I’m pretty impatient. I’d rather get something done today than have it drag out for months. It probably comes with the territory of being young. One area of wisdom is a sense of pace—that sense of working hard without losing perspective and not spilling all your resources too quickly.

I teach my six-year-old’s soccer team, a group of boys with no sense of pace. It’s either full go or full stop. No sense of using energy appropriately. Frankly that’s not always confined to young boys, but older people can help us learn a sense of pace.

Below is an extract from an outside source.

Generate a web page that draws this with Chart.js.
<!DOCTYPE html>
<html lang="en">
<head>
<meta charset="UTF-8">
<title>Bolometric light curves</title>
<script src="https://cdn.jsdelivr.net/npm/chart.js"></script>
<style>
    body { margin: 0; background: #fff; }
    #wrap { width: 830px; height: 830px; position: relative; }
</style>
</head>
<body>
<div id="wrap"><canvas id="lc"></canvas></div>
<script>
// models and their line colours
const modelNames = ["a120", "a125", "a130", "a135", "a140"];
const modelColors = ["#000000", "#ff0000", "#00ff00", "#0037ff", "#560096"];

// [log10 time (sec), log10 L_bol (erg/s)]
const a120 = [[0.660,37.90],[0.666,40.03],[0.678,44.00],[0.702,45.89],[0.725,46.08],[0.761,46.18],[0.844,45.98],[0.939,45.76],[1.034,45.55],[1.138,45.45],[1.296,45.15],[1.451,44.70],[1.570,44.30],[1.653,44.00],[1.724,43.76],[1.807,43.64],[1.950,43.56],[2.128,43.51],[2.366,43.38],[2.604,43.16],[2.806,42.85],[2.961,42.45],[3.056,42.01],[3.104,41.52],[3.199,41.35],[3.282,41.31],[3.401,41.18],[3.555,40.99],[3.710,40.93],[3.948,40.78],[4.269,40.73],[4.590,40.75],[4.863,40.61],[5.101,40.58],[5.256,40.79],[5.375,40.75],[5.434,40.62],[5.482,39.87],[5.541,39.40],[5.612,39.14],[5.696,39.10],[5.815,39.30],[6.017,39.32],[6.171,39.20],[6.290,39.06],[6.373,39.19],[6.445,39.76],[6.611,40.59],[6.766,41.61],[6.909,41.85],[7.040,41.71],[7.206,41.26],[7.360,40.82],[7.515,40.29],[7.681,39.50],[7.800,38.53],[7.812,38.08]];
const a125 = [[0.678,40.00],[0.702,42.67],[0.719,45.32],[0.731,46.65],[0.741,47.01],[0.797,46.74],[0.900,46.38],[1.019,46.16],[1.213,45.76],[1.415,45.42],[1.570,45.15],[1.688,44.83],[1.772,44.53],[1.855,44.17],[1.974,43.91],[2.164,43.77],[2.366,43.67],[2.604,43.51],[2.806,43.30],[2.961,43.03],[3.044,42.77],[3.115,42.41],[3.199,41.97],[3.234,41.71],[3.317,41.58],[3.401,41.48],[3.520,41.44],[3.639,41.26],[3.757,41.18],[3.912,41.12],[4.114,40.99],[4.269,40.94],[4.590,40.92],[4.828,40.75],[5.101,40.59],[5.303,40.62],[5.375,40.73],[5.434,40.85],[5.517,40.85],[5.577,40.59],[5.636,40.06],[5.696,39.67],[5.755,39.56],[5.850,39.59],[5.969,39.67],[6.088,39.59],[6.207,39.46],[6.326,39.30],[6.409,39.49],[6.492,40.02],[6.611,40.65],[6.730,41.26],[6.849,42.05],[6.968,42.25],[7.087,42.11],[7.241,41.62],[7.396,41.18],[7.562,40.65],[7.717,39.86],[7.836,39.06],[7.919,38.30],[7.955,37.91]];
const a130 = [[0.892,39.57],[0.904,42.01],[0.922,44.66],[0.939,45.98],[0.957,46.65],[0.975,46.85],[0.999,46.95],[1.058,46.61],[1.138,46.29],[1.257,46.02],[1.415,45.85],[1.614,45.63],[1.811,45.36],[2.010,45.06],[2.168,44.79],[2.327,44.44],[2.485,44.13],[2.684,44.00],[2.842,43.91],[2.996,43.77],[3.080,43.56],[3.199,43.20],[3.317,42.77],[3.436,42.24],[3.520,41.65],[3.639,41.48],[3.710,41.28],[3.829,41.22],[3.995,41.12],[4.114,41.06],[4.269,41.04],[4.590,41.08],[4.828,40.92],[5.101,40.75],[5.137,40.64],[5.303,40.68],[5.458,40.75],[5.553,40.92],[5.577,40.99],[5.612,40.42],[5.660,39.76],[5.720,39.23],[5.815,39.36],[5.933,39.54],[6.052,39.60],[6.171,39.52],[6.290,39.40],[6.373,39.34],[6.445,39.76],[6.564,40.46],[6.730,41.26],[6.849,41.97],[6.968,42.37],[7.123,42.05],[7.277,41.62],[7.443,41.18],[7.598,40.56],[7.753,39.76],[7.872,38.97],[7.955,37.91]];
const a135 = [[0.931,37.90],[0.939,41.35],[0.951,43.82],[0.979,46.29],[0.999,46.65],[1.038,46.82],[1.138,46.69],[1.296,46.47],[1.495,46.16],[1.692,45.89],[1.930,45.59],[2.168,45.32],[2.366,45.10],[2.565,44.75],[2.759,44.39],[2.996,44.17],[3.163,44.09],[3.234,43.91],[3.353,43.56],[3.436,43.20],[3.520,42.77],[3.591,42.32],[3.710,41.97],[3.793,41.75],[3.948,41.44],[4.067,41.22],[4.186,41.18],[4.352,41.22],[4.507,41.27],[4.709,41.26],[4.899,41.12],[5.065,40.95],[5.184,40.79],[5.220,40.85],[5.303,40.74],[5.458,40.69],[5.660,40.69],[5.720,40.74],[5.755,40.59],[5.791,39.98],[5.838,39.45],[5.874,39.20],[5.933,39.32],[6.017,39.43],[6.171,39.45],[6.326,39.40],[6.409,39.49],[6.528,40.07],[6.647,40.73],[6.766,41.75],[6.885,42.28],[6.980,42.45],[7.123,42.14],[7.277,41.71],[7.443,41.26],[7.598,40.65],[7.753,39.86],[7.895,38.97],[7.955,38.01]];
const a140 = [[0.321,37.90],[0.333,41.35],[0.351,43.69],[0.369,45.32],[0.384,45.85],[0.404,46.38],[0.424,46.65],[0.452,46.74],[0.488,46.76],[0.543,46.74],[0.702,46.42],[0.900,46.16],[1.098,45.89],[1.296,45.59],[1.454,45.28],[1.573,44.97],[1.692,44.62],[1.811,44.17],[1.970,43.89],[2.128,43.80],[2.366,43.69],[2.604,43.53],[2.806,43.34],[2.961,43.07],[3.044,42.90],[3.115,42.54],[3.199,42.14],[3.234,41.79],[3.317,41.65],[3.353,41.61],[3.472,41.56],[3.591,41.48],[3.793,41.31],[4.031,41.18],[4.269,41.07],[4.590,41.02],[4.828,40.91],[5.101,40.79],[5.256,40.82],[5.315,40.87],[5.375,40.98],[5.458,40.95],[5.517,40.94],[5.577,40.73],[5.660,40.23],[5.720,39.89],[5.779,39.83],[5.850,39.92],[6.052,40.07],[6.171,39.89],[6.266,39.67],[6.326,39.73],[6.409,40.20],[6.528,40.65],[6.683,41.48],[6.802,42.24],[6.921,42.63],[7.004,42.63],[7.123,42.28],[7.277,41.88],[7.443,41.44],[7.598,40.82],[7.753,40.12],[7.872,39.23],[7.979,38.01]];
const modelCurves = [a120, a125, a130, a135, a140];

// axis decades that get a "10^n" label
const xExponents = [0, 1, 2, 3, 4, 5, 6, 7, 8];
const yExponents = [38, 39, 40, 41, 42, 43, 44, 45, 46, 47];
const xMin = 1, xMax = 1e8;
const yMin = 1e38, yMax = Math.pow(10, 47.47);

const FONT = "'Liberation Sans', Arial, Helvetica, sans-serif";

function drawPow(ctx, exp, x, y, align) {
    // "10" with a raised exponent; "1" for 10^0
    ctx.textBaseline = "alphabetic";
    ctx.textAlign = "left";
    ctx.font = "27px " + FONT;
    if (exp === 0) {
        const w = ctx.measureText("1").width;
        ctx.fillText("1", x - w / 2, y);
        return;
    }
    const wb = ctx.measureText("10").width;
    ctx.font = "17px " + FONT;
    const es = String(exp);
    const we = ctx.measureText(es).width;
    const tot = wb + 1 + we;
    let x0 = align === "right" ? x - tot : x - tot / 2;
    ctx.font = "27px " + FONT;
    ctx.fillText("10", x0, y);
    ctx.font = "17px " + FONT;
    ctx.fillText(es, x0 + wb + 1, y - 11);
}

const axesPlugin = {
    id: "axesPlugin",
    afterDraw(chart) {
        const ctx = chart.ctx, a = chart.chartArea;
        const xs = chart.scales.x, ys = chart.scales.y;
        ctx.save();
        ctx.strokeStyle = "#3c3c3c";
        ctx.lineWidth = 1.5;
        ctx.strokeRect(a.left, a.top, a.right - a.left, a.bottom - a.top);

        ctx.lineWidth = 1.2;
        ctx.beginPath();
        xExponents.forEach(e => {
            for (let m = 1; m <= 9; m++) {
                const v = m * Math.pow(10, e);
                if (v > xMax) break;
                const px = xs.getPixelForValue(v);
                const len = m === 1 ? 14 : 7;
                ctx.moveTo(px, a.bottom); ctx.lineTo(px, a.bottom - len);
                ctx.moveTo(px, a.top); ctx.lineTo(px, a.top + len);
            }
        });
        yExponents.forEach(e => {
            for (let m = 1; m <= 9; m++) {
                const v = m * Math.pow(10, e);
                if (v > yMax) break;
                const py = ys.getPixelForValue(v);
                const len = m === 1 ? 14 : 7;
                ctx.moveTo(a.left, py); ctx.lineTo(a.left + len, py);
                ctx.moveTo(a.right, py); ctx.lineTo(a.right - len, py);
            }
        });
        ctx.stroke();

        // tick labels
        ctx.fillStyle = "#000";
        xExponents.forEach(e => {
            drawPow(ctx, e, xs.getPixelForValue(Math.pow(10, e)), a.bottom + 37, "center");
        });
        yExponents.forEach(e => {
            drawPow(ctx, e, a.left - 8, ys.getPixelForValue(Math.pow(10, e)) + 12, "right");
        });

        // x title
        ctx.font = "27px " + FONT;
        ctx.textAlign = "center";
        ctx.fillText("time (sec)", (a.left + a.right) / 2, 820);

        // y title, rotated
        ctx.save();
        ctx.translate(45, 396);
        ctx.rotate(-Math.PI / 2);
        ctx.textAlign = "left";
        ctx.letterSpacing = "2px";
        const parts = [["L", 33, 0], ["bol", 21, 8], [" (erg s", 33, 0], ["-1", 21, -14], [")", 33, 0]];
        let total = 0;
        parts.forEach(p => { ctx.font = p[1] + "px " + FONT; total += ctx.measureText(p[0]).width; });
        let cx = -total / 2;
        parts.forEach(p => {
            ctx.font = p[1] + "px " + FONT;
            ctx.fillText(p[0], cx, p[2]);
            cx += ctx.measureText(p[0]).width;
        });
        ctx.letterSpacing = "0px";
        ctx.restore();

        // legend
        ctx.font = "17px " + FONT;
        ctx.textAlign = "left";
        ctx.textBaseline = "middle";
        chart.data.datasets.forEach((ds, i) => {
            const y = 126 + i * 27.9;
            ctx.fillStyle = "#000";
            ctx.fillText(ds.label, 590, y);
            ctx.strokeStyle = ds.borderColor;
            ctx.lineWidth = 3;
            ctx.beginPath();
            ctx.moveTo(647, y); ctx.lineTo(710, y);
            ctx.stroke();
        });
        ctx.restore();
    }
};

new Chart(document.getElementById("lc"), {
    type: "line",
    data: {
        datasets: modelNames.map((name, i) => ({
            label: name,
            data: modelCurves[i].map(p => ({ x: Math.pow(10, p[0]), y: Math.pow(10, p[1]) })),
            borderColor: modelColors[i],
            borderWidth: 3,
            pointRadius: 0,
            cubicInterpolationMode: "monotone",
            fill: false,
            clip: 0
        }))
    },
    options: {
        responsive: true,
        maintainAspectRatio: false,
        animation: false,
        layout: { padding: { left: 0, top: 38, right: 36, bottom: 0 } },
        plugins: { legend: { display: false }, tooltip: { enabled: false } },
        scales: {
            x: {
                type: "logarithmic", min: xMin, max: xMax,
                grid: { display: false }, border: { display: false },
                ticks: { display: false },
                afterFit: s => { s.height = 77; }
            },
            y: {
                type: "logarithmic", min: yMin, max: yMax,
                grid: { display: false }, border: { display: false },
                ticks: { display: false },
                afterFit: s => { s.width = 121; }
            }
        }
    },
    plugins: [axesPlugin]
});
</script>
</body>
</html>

One Bible example is Moses and Jethro in Exodus 18. Moses was burning the candle at both ends, trying to solve everyone’s problems, and Jethro came along and noticed. He provided a sense of pace, a solution to give strength so Moses would be able to endure (Exodus 18:23). Pace involves knowing the limits of my resources and energy and not spending my reserves inappropriately or ineffectively.

Pace also involves expectations. As young people, we might not know when we are working too hard or too easy. If you’re running, how hard should you be breathing at ‘x’ pace? Paul gave Timothy a sense of appropriate pace in 1 and 2 Timothy, explaining how the church should be functioning and how Timothy should be leading in the church. He told Timothy to expect problems, and gave him guidelines to handle those situations. He told Timothy to expect rewards and enjoy those rewards. Sometimes young guys expect no problems and sometimes they expect too many. Older guys can help give a sense of pace in our pursuit of leading the church and seeing God work.

Search out the Scriptures and see God’s patience with us to give you a sense of pace. Ask older people in your church, What do I seem impatient about in ministry? Ask older pastors, How have you sustained yourself in fervency for ministry all these years? Thank God for His wisdom by sharing ministry together!